TO DO: Copy every line of the data that contains the string "chart".

— BEGIN INFORMATION SHOWN —

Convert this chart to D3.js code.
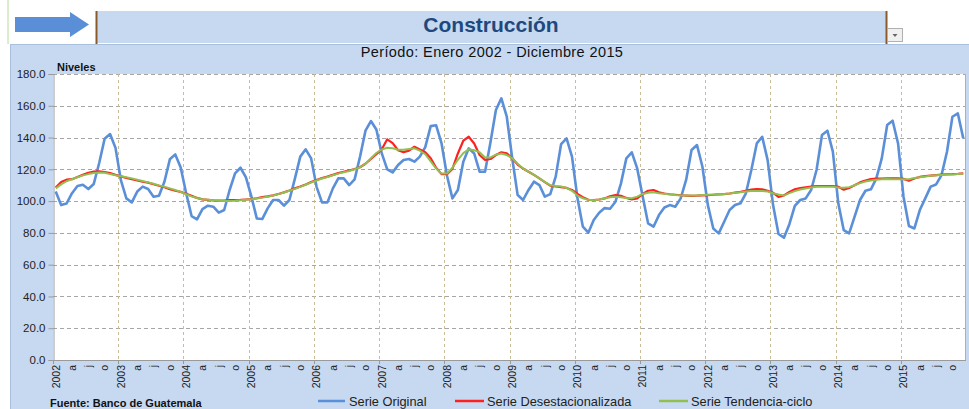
<!DOCTYPE html>
<html><head><meta charset="utf-8">
<script src="https://cdn.jsdelivr.net/npm/d3@7"></script>
<style>body{margin:0;background:#fff;}svg{display:block;font-family:Arial,"Liberation Sans",sans-serif;}</style>
</head><body>
<svg id="c" width="969" height="409"></svg>
<script>
const years = [2002,2003,2004,2005,2006,2007,2008,2009,2010,2011,2012,2013,2014,2015];
const monthLetters = ["", "a", "j", "o"]; // labels at Jan, Apr, Jul, Oct
const yTicks = [0,20,40,60,80,100,120,140,160,180];
const seriesNames = ["Serie Original","Serie Desestacionalizada","Serie Tendencia-ciclo"];

const original = [
106,97.5,98.5,105,109.5,110.3,107.6,110.8,124,139.3,142.2,133.5,
113,101.7,99.2,106,109.1,107.6,102.8,103.4,112.2,126.3,129.4,121.2,
105,90.6,88.5,95,97.1,96.5,92.7,94.4,107,117.5,121,115,
103,89.1,88.7,95.4,100.7,100.7,97.1,100.7,114,128,132.6,126.9,
109,99.2,99.2,108,114.3,114.3,110.1,113.7,128,144.3,150.4,145.1,
130,120,118.1,122.7,125.9,126.5,124.8,128,134,147.2,147.7,136.3,
116,101.7,107,124.8,133.2,130,118.5,118.5,137,157.3,164.7,153.1,
127,103.8,100.7,107,112.2,110.1,102.8,104.4,115.4,135.9,139.5,128,
102,83.9,80.1,88.1,92.7,95.6,95.2,99.6,111,126.9,130.7,120.6,
103,86,83.9,91.2,96,97.5,96.5,101.7,113.3,132.2,135.3,121.6,
97.5,82.8,79.7,87,94.4,97.5,98.6,104.9,119.6,136.3,140.5,125.8,
97.5,79.3,77,85.5,97,100.7,101.7,107,119.6,141.6,144.3,131.1,
98.6,81.8,79.7,90.2,100.7,106.5,107.4,114.3,126.9,147.9,150.6,136.3,
102.8,84.3,82.8,94.4,101.7,109.1,110.5,116.4,131.1,153.1,155.2,139.5];

const desest = [
108.6,112,113.5,113.8,115.2,116.5,117.8,118.6,118.7,118.3,117.6,116.5,
115.6,114.6,113.8,113,112.2,111.6,110.6,109.7,108.7,107.5,106.5,105.8,
104.6,103.3,102,101.1,100.8,100.5,100.3,100.4,100.7,100.7,100.8,101,
101.2,101.8,102.5,103,103.6,104.5,105.5,106.7,108,109.2,110.5,112,
113.3,114.5,115.4,116.5,117.6,118.5,119.3,120.2,121.3,123.5,126.5,129.5,
132.6,138.9,136.5,132,130.8,131.8,134.2,132.5,130.8,127,121,117,
117,120.3,130,138,140.5,136.3,129,126,126.5,129,130.7,130,
127,123,120.5,118.5,116.5,114.3,112,109.7,109.2,108.8,108.3,107,
104.5,102.5,100.8,100.6,101,101.7,103,103.8,103.3,102,101.1,101.7,
104.5,106.5,107,105.5,104.8,104.3,104,103.7,103.5,103.3,103.4,103.6,
103.8,104,104.2,104.4,104.8,105.3,105.8,106.5,107.2,107.5,107.4,106.5,
105.2,102.6,103.6,105.8,107.4,108.2,108.7,109.1,109.4,109.5,109.5,109.5,
109,107.2,108.3,110,111.8,113,113.8,114.1,114.2,114.3,114.3,114.3,
114,112.8,114.2,115.2,115.7,116.1,116.4,116.7,116.9,117,117.2,117.5];

const tendencia = [
108,110.5,112.5,113.8,115,116.2,117,117.7,118,117.8,117,116.3,
115.7,115,114.3,113.5,112.7,111.8,110.9,109.9,109,108,107,105.8,
104.3,103,102,101.1,100.8,100.5,100.2,100,100,100.2,100.5,100.8,
101.1,101.6,102.2,102.8,103.5,104.4,105.4,106.5,107.7,109,110.3,111.7,
113,114.2,115.2,116.3,117.3,118.2,119,120,121.3,123.5,127,130.3,
132.5,133.6,133.3,132.3,132.3,132.8,133.2,131.8,129.5,125,120.5,117.3,
117.3,121,126,130.2,132.6,132,130.8,127.5,127.5,129.2,130,129,
127,123.5,120.5,118.6,116.5,114.3,112,110,109.5,109.2,108.3,106.5,
103.5,101.8,100.8,100.6,101,101.7,102.4,102.8,102.5,102,101.8,102.8,
104.5,105.3,105.5,105,104.6,104.2,103.8,103.6,103.5,103.5,103.6,103.8,
104,104.1,104.3,104.5,104.8,105.2,105.6,106,106.3,106.3,106.3,106,
105,104.2,103.5,105,106.3,107.3,108,108.5,109,109,109,109,
108.6,108.4,108.8,110,111.3,112.3,113,113.4,113.7,113.9,113.8,113.7,
113.7,113.8,114.5,115,115.5,116,116.2,116.4,116.6,116.8,117,117.2];

const months = d3.range(years.length * 12);
const svg = d3.select("#c");

svg.append("rect").attr("x",0).attr("y",0).attr("width",969).attr("height",409).attr("fill","#fff");
svg.append("line").attr("x1",8).attr("x2",8).attr("y1",0).attr("y2",44).attr("stroke","#b6dca0").attr("stroke-width",1);

// header arrow
svg.append("path")
  .attr("d","M15,17 L70,17 L70,12 L89,24.5 L70,37 L70,32 L15,32 Z")
  .attr("fill","#5a8fd8");

// header box
svg.append("rect").attr("x",96).attr("y",11).attr("width",791).attr("height",32).attr("fill","#c6d9f1");
svg.append("line").attr("x1",96.5).attr("x2",96.5).attr("y1",11).attr("y2",44).attr("stroke","#8a5a2a").attr("stroke-width",2);
svg.append("line").attr("x1",886.5).attr("x2",886.5).attr("y1",11).attr("y2",44).attr("stroke","#8a5a2a").attr("stroke-width",2);
svg.append("text").attr("x",491).attr("y",32).attr("text-anchor","middle")
  .attr("font-size",21).attr("font-weight","bold").attr("fill","#1f497d").text("Construcción");
// dropdown
svg.append("rect").attr("x",887.5).attr("y",28.5).attr("width",15).attr("height",13).attr("fill","#f0f0f0").attr("stroke","#b0b0b0");
svg.append("path").attr("d","M892.5,34 L897.5,34 L895,37 Z").attr("fill","#666");

// chart area
svg.append("rect").attr("x",10).attr("y",44).attr("width",959).attr("height",365).attr("fill","#c6d9f1");
svg.append("line").attr("x1",10).attr("x2",969).attr("y1",44.5).attr("y2",44.5).attr("stroke","#a9bfdc");
svg.append("line").attr("x1",10.5).attr("x2",10.5).attr("y1",44).attr("y2",409).attr("stroke","#a9bfdc");

svg.append("text").attr("x",492).attr("y",57).attr("text-anchor","middle")
  .attr("font-size",14.5).attr("letter-spacing",0.4).attr("fill","#111").text("Período: Enero 2002 - Diciembre 2015");
svg.append("text").attr("x",57).attr("y",71).attr("font-size",11).attr("font-weight","bold").attr("fill","#111").text("Niveles");

const L=53, R=966, T=74, B=360;
const x = d3.scaleBand().domain(months).range([L,R]).paddingInner(0).paddingOuter(0);
const xc = i => x(i) + x.bandwidth()/2;
const y = d3.scaleLinear().domain([0,180]).range([B,T]);

svg.append("rect").attr("x",L).attr("y",T).attr("width",R-L).attr("height",B-T).attr("fill","#fff");

// horizontal grid
svg.append("g").selectAll("line").data(yTicks.filter(d=>d>0)).join("line")
  .attr("x1",L).attr("x2",R).attr("y1",d=>Math.round(y(d))+0.5).attr("y2",d=>Math.round(y(d))+0.5)
  .attr("stroke","#a6a6a6").attr("stroke-dasharray","4,3").attr("stroke-width",1);
// vertical grid at year boundaries
svg.append("g").selectAll("line").data(years.slice(1)).join("line")
  .attr("x1",(d,k)=>Math.round(x((k+1)*12))+0.5).attr("x2",(d,k)=>Math.round(x((k+1)*12))+0.5)
  .attr("y1",T).attr("y2",B)
  .attr("stroke","#c9bd98").attr("stroke-dasharray","3,3").attr("stroke-width",1);

// y axis
const yAxis = d3.axisLeft(y).tickValues(yTicks).tickSize(5).tickFormat(d3.format(".1f"));
const gy = svg.append("g").attr("transform",`translate(${L+0.5},0)`).call(yAxis);
gy.select(".domain").attr("stroke","#9a9a9a");
gy.selectAll(".tick line").attr("stroke","#9a9a9a");
gy.selectAll(".tick text").attr("font-size",11.5).attr("fill","#222").attr("font-family","Arial,'Liberation Sans',sans-serif").attr("x",-8);

// x axis line and right border
svg.append("line").attr("x1",L).attr("x2",R).attr("y1",B+0.5).attr("y2",B+0.5).attr("stroke","#9a9a9a");
svg.append("line").attr("x1",R-0.5).attr("x2",R-0.5).attr("y1",T).attr("y2",B).attr("stroke","#b0b0b0");

// x tick marks at year boundaries
svg.append("g").selectAll("line").data(years).join("line")
  .attr("x1",(d,k)=>Math.round(x(k*12))+0.5).attr("x2",(d,k)=>Math.round(x(k*12))+0.5)
  .attr("y1",B).attr("y2",B+4).attr("stroke","#9a9a9a");

// x labels (rotated)
const xlab = [];
years.forEach((yr,k)=>{ [0,3,6,9].forEach((m,j)=>{ xlab.push({i:k*12+m, t: j===0? String(yr) : monthLetters[j]}); }); });
svg.append("g").selectAll("text").data(xlab).join("text")
  .attr("transform",d=>`translate(${xc(d.i)+3.8},${B+5}) rotate(-90)`)
  .attr("text-anchor","end").attr("font-size",10.5).attr("fill","#222").text(d=>d.t);

// lines (straight segments)
const line = d3.line().x((d,i)=>xc(i)).y(d=>y(d));
svg.append("path").datum(original).attr("d",line).attr("fill","none").attr("stroke","#5b8fd8").attr("stroke-width",2.6).attr("stroke-linejoin","round");
svg.append("path").datum(desest).attr("d",line).attr("fill","none").attr("stroke","#ff2020").attr("stroke-width",2.2).attr("stroke-linejoin","round");
svg.append("path").datum(tendencia).attr("d",line).attr("fill","none").attr("stroke","#92c050").attr("stroke-width",2).attr("stroke-linejoin","round");

// legend
const legend = [
  {name:seriesNames[0], color:"#5b8fd8", x1:318, x2:345, tx:349},
  {name:seriesNames[1], color:"#ff2020", x1:455, x2:484, tx:487},
  {name:seriesNames[2], color:"#92c050", x1:659, x2:688, tx:691}];
const lg = svg.append("g").selectAll("g").data(legend).join("g");
lg.append("line").attr("x1",d=>d.x1).attr("x2",d=>d.x2).attr("y1",401).attr("y2",401).attr("stroke",d=>d.color).attr("stroke-width",2.5);
lg.append("text").attr("x",d=>d.tx).attr("y",405.5).attr("font-size",12.8).attr("fill","#222").text(d=>d.name);

svg.append("text").attr("x",50).attr("y",407).attr("font-size",11).attr("font-weight","bold").attr("fill","#111").text("Fuente: Banco de Guatemala");
</script>
</body></html>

— END INFORMATION SHOWN —

EXERCISE ANSWER:
Convert this chart to D3.js code.
// chart area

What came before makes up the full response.